Communications on a
National Project
Next-Wave Publishing, Part 3: Revolution in Context –
Seybold Publications Vol 3, Number 23
Posted for Scholarly Review Only
3/12/2004 2:40 PM
Sandy,
Thanks for sharing John Sowa's
comments. (feel free to post this response as well...)
John Sowa seems to imply that any
semantic-form endeavor really boils down to nothing-but-language (hence, his
references to Russell and Wittgenstein and logical positivists -- heck, why not
throw in Godel as well), and that language only gets to precision when it's
"legislated" so.
Philosophical issues are always
worth chewing on. But that last point about agreeing to agree as the basis for
precision is an interesting one. For Sowa, I believe, achieving a rigorous
synthesis and fundamental shared agreement about knowledge representation is
the path forward.
Here, it seems to me that Sowa and
Ballard both agree that something like the Peirce-Sowa-Ballard synthesis should
be (universally) adopted to help anchor ontology endeavors and facilitate their
integration.
Given this framework as the point
of convergence, where's the beef?
From Sowa's perspective, Ballard is doing what John said was possible --
starting from a mutually agreed framework (namely, Sowa's).

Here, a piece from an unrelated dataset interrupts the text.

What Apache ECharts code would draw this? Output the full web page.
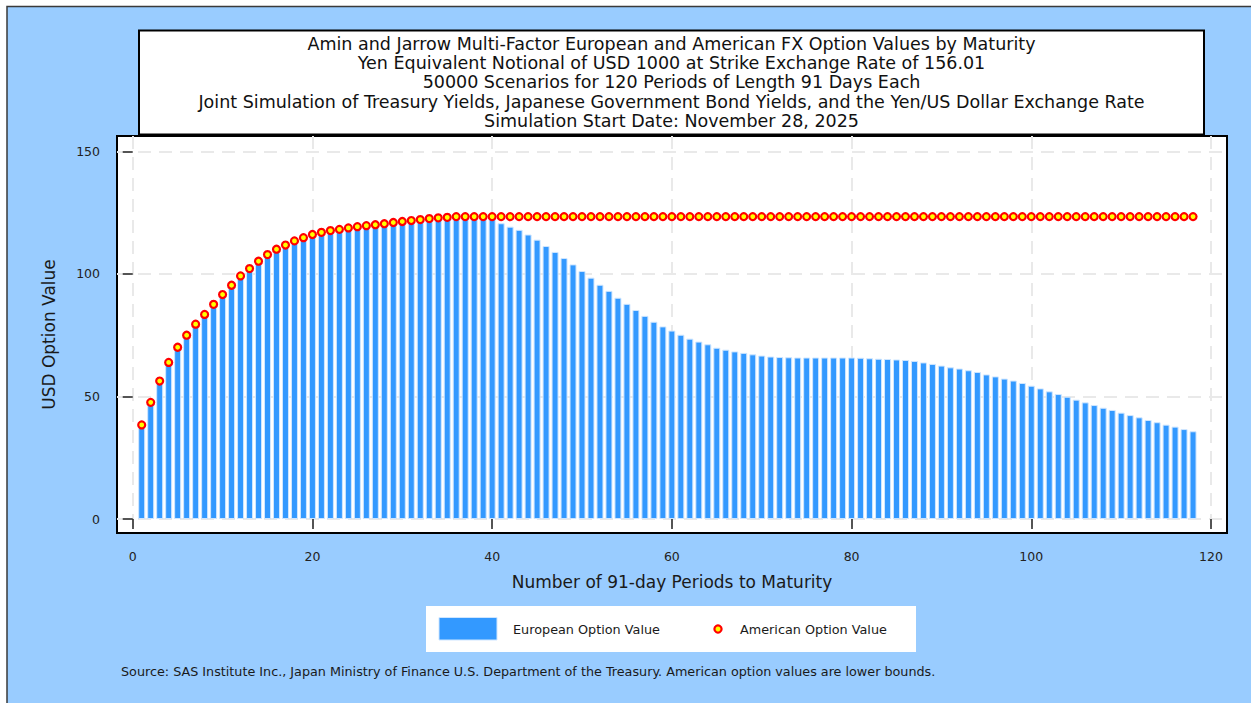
<!DOCTYPE html>
<html>
<head>
<meta charset="utf-8">
<script src="https://cdn.jsdelivr.net/npm/echarts@6/dist/echarts.min.js"></script>
<style>
  html, body { margin: 0; padding: 0; background: #fff; }
  #fx_chart { width: 1251px; height: 703px; }
</style>
</head>
<body>
<div id="fx_chart"></div>
<script>
// values
var periods = [1,2,3,4,5,6,7,8,9,10,11,12,13,14,15,16,17,18,19,20,21,22,23,24,25,26,27,28,29,30,
  31,32,33,34,35,36,37,38,39,40,41,42,43,44,45,46,47,48,49,50,51,52,53,54,55,56,57,58,59,60,
  61,62,63,64,65,66,67,68,69,70,71,72,73,74,75,76,77,78,79,80,81,82,83,84,85,86,87,88,89,90,
  91,92,93,94,95,96,97,98,99,100,101,102,103,104,105,106,107,108,109,110,111,112,113,114,115,116,117,118];

var europeanValues = [38.4,47.6,56.3,63.9,70.1,75.0,79.5,83.5,87.6,91.6,95.4,99.2,102.2,105.2,107.9,110.1,111.8,113.5,114.8,116.1,
  117.0,117.7,118.2,118.8,119.3,119.7,120.1,120.5,121.0,121.4,121.8,122.2,122.6,122.9,123.1,123.4,123.4,123.4,123.4,123.4,
  120.7,119.3,118.0,116.1,114.0,111.4,109.0,106.5,103.9,101.2,98.5,95.6,93.1,90.3,87.8,85.3,82.9,80.5,78.6,76.9,
  75.2,73.6,72.4,71.3,69.9,69.1,68.4,67.8,67.2,66.7,66.3,66.1,66.0,65.9,65.9,65.9,65.9,65.9,65.9,65.9,
  65.8,65.6,65.4,65.3,65.1,64.9,64.5,63.9,63.3,62.6,61.9,61.4,60.7,60.0,59.0,58.2,57.3,56.5,55.5,54.4,
  53.3,52.1,51.0,49.9,48.7,47.6,46.5,45.4,44.5,43.4,42.4,41.5,40.4,39.5,38.5,37.7,36.7,35.8];

var americanValues = [38.4,47.6,56.3,63.9,70.1,75.0,79.5,83.5,87.6,91.6,95.4,99.2,102.2,105.2,107.9,110.1,111.8,113.5,114.8,116.1,
  117.0,117.7,118.2,118.8,119.3,119.7,120.1,120.5,121.0,121.4,121.8,122.2,122.6,122.9,123.1,123.4,123.4,123.4,123.4,123.4,
  123.4,123.4,123.4,123.4,123.4,123.4,123.4,123.4,123.4,123.4,123.4,123.4,123.4,123.4,123.4,123.4,123.4,123.4,123.4,123.4,
  123.4,123.4,123.4,123.4,123.4,123.4,123.4,123.4,123.4,123.4,123.4,123.4,123.4,123.4,123.4,123.4,123.4,123.4,123.4,123.4,
  123.4,123.4,123.4,123.4,123.4,123.4,123.4,123.4,123.4,123.4,123.4,123.4,123.4,123.4,123.4,123.4,123.4,123.4,123.4,123.4,
  123.4,123.4,123.4,123.4,123.4,123.4,123.4,123.4,123.4,123.4,123.4,123.4,123.4,123.4,123.4,123.4,123.4,123.4];

var xTicks = [0, 20, 40, 60, 80, 100, 120];
var yTicks = [0, 50, 100, 150];

var titleLines = [
  'Amin and Jarrow Multi-Factor European and American FX Option Values by Maturity',
  'Yen Equivalent Notional of USD 1000 at Strike Exchange Rate of 156.01',
  '50000 Scenarios for 120 Periods of Length 91 Days Each',
  'Joint Simulation of Treasury Yields, Japanese Government Bond Yields, and the Yen/US Dollar Exchange Rate',
  'Simulation Start Date: November 28, 2025'
];
var sourceNote = 'Source: SAS Institute Inc., Japan Ministry of Finance U.S. Department of the Treasury. American option values are lower bounds.';

var FONT = 'DejaVu Sans';

var dom = document.getElementById("fx_chart");
var myChart = echarts.init(dom, null, {renderer: 'svg'});

var europeanData = periods.map(function (p, i) { return [p, europeanValues[i]]; });
var americanData = periods.map(function (p, i) { return [p, americanValues[i]]; });

var gridLine = {show: true, lineStyle: {color: '#e9e9e9', width: 2, type: [13, 8]}};

option = {
    backgroundColor: '#99CCFF',
    animation: false,
    grid: {
        left: 117, top: 136, width: 1110, height: 397,
        show: true,
        backgroundColor: '#ffffff',
        borderColor: '#000000',
        borderWidth: 2
    },
    xAxis: [{
        type: 'value',
        min: -1.75,
        max: 121.78,
        name: 'Number of 91-day Periods to Maturity',
        nameLocation: 'middle',
        nameGap: 40,
        nameTextStyle: {fontFamily: FONT, fontSize: 17, color: '#1a1a1a'},
        axisLine: {show: false},
        axisTick: {show: true, customValues: xTicks, length: 10, lineStyle: {color: '#222', width: 1.5}},
        axisLabel: {customValues: xTicks, margin: 17, fontFamily: FONT, fontSize: 12.5, color: '#222'},
        splitLine: gridLine
    }],
    yAxis: [{
        type: 'value',
        min: -5.71,
        max: 156.3,
        name: 'USD Option Value',
        nameLocation: 'middle',
        nameGap: 60,
        nameRotate: 90,
        nameTextStyle: {fontFamily: FONT, fontSize: 17, color: '#1a1a1a'},
        axisLine: {show: false},
        axisTick: {show: true, customValues: yTicks, length: 10, lineStyle: {color: '#222', width: 1.5}},
        axisLabel: {customValues: yTicks, margin: 17, fontFamily: FONT, fontSize: 12.5, color: '#222'},
        splitLine: gridLine
    }],
    series: [{
        name: 'European Option Value',
        type: 'bar',
        barWidth: 7,
        itemStyle: {color: '#3399FF', borderColor: '#cfe6ff', borderWidth: 1},
        data: europeanData,
        z: 2
    }, {
        name: 'American Option Value',
        type: 'scatter',
        symbol: 'circle',
        symbolSize: 7,
        itemStyle: {color: '#FFFF00', borderColor: '#FF0000', borderWidth: 2.2, opacity: 1},
        data: americanData,
        z: 3
    }],
    graphic: [
        // white margin and outer frame
        {type: 'rect', shape: {x: 0, y: 0, width: 1251, height: 6}, style: {fill: '#ffffff'}, silent: true},
        {type: 'rect', shape: {x: 0, y: 0, width: 7, height: 703}, style: {fill: '#ffffff'}, silent: true},
        {type: 'polyline', shape: {points: [[7, 703], [7, 6.5], [1251, 6.5]]}, style: {stroke: '#3a3a3a', lineWidth: 1.5, fill: null}, silent: true},
        // title box
        {type: 'rect', shape: {x: 139, y: 30.5, width: 1065, height: 104}, style: {fill: '#ffffff', stroke: '#000000', lineWidth: 2}, silent: true},
        {type: 'text', x: 671.5, y: 34, style: {
            text: titleLines.join('\n'), fontSize: 17.5, fontFamily: FONT, lineHeight: 19.3,
            fill: '#111', align: 'center', textAlign: 'center', verticalAlign: 'top', textVerticalAlign: 'top'
        }, silent: true},
        // legend box
        {type: 'rect', shape: {x: 426, y: 606, width: 490, height: 46}, style: {fill: '#ffffff'}, silent: true},
        {type: 'rect', shape: {x: 439, y: 617.5, width: 58, height: 22.5}, style: {fill: '#3399FF', stroke: '#cfe6ff', lineWidth: 1}, silent: true},
        {type: 'text', x: 513, y: 629, style: {
            text: 'European Option Value', fontSize: 12.8, fontFamily: FONT, fill: '#1a1a1a',
            align: 'left', textAlign: 'left', verticalAlign: 'middle', textVerticalAlign: 'middle'
        }, silent: true},
        {type: 'circle', shape: {cx: 718, cy: 629, r: 3.6}, style: {fill: '#FFFF00', stroke: '#FF0000', lineWidth: 2.2}, silent: true},
        {type: 'text', x: 740, y: 629, style: {
            text: 'American Option Value', fontSize: 12.8, fontFamily: FONT, fill: '#1a1a1a',
            align: 'left', textAlign: 'left', verticalAlign: 'middle', textVerticalAlign: 'middle'
        }, silent: true},
        // source note
        {type: 'text', x: 121, y: 671, style: {
            text: sourceNote, fontSize: 12.75, fontFamily: FONT, fill: '#1a1a1a',
            align: 'left', textAlign: 'left', verticalAlign: 'middle', textVerticalAlign: 'middle'
        }, silent: true}
    ]
};
if (option && typeof option === "object") {
    myChart.setOption(option, true);
}
</script>
</body>
</html>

Ballard, meanwhile, is applying
this framework and taking the next step to prove empirically the merits of
semantic-form knowledge representation and declarative computing through
engineering rather than philosophical dialectic. In 2-3 years, we'll have the
evidence. I suspect they'll both be happy.
Given "community agreement on
context" (for example process semantics, XML-based standards, etc.), Sandy
Klausner's work demonstrates great promise for unifying the IT process paradigm
all the way down to the hardware, and out across the swarms of network devices
and services. It deserves serious attention. Indeed, I'd be curious what John
Sowa would think about the CoreTalk context computing environment.

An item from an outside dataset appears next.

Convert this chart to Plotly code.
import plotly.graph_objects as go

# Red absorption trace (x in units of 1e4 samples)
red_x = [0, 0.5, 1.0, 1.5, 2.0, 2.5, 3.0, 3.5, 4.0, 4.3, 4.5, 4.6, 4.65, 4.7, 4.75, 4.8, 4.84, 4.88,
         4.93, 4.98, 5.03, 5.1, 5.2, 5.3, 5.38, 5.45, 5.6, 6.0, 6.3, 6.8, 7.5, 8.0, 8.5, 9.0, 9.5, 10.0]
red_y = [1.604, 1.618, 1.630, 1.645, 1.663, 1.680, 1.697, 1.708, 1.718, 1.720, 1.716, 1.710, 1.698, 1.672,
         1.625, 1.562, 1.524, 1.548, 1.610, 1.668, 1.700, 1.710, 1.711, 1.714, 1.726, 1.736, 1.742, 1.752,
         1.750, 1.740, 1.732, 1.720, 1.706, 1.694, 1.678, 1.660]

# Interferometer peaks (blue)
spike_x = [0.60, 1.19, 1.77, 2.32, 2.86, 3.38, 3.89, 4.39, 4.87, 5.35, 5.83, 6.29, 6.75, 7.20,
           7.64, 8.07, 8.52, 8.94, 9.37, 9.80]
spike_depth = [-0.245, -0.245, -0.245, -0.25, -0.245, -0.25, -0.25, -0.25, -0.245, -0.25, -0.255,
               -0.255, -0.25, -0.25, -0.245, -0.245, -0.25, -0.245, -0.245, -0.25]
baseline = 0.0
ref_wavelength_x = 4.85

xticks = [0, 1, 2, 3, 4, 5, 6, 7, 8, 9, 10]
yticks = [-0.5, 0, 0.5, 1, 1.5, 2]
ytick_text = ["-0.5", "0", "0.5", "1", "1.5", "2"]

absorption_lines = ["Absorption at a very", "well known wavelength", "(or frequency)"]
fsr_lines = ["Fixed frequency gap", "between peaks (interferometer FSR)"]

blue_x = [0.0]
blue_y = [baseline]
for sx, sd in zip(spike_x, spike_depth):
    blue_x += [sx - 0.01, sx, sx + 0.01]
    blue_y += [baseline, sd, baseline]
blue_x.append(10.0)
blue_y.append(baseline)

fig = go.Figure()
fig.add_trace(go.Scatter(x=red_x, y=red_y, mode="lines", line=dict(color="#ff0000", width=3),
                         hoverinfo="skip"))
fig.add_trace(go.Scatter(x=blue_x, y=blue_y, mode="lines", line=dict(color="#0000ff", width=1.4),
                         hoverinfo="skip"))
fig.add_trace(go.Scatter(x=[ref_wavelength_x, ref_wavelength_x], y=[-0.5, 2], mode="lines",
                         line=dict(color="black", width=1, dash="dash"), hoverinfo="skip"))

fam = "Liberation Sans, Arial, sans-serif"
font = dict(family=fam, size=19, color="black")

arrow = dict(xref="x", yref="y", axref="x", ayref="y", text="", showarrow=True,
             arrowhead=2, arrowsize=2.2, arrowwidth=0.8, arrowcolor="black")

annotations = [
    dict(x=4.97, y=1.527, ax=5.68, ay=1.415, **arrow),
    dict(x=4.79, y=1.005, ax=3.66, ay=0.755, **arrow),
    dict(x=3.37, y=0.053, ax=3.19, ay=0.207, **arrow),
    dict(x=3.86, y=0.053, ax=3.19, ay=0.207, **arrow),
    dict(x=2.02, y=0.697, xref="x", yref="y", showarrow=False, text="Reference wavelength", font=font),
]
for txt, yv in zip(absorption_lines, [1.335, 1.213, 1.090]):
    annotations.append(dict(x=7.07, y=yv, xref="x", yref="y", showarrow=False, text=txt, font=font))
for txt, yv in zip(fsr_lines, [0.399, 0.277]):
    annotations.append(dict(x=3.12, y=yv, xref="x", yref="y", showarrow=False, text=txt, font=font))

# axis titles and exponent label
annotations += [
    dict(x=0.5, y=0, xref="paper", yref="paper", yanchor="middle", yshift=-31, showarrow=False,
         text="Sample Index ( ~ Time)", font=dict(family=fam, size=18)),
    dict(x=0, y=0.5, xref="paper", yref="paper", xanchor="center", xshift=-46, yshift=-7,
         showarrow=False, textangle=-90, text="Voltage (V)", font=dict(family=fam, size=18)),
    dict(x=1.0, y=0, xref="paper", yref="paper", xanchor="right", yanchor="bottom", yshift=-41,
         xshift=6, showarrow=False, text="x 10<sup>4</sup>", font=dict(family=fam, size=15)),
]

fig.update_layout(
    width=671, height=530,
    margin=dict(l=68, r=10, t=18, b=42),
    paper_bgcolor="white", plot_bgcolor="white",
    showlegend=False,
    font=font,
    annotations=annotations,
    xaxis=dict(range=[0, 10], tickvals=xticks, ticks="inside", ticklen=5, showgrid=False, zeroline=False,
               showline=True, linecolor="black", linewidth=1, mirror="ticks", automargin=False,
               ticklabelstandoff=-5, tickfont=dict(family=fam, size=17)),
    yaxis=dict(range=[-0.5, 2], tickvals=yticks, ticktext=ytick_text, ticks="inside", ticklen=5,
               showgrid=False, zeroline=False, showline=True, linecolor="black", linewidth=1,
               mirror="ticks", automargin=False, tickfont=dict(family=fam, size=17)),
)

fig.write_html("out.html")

As you know, my goal writing the
Seybold series has been to help push semantic technologies towards the
mainstream and from there to stimulate growth of knowledge industries. To this
end, all criticism is helpful. Thank John for me. It's refreshing to be called
"starry-eyed" and taken to task for possibly uttering
"logical" or "linguistic" impossibilities. It is part of
the semantic revolution. We have much to learn from each other.